We took the opportunity to have that guitar as a learning experience, as a opportunity for us to give a little bit back to it, and also to give it a little spin around the track and see what it’s made of and see if we could get some insight into Garcia’s genius. Into the workings of the Grateful Dead. Into the workings of the minds of the extremely intelligent people who surrounded that band and everything they were all about. We poured over that guitar, looking at it, listening to it. We had discussions about it and it was such a valuable thing for all of us because it inspired us to look a little bit further into what we’re looking for in our instruments.
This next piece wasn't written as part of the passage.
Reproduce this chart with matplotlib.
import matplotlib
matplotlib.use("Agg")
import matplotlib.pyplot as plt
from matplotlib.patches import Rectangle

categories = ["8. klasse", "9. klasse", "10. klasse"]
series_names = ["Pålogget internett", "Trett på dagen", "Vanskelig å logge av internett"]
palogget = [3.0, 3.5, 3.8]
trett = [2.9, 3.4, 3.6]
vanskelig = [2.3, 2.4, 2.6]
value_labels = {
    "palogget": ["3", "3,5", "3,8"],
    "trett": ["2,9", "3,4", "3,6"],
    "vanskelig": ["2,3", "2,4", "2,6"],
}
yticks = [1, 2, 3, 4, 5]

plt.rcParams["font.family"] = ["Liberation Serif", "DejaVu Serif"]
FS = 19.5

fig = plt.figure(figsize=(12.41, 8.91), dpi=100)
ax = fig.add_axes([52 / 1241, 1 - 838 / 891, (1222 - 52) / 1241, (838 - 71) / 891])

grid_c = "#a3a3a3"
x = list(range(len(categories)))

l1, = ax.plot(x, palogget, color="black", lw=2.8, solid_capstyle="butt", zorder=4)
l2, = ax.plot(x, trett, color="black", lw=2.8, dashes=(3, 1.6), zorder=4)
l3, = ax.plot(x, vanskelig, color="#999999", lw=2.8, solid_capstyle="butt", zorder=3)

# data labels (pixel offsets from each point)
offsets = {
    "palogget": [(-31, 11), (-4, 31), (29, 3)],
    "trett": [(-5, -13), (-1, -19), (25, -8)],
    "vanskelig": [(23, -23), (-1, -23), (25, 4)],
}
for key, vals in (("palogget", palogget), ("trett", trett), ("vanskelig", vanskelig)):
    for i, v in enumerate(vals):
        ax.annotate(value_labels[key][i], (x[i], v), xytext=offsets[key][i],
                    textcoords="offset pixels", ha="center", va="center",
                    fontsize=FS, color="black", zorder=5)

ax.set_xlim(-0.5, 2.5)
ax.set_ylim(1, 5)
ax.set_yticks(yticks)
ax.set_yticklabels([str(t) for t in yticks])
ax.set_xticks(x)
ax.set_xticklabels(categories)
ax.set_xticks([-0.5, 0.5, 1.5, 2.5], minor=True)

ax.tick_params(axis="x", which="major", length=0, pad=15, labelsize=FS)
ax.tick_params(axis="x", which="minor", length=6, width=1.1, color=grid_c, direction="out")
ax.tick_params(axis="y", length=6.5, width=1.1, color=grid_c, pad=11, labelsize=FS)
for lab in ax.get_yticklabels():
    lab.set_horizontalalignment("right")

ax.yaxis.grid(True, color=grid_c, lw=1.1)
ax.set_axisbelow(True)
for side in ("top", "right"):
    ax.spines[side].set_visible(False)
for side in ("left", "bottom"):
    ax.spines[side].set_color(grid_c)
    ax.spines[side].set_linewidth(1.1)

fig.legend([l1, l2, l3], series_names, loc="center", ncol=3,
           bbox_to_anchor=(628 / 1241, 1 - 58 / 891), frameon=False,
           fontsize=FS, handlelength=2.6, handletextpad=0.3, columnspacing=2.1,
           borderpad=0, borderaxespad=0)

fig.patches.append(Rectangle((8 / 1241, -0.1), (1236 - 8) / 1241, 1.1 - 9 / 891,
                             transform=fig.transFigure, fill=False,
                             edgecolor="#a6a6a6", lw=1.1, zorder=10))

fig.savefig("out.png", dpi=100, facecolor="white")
We learned so quickly what an uncompromising artist Garcia was and what an uncompromising band the Dead was and that they attracted people to build instruments for them that had the same really high standards.

So the haters should know that. The people who have a knee-jerk reaction to say, “Oh you don’t have the right to touch that.” You’re full of shit man! If someone offered you that guitar, you’d say yes and you’d do your best with it as well. People should be real careful before they condemn that quickly. It’s like, “Hey man! We know we’re not Garcia. We know we’re not the Dead. We’re not trying to be! We got lucky. It came into our sphere and we used it as a tremendous learning experience.”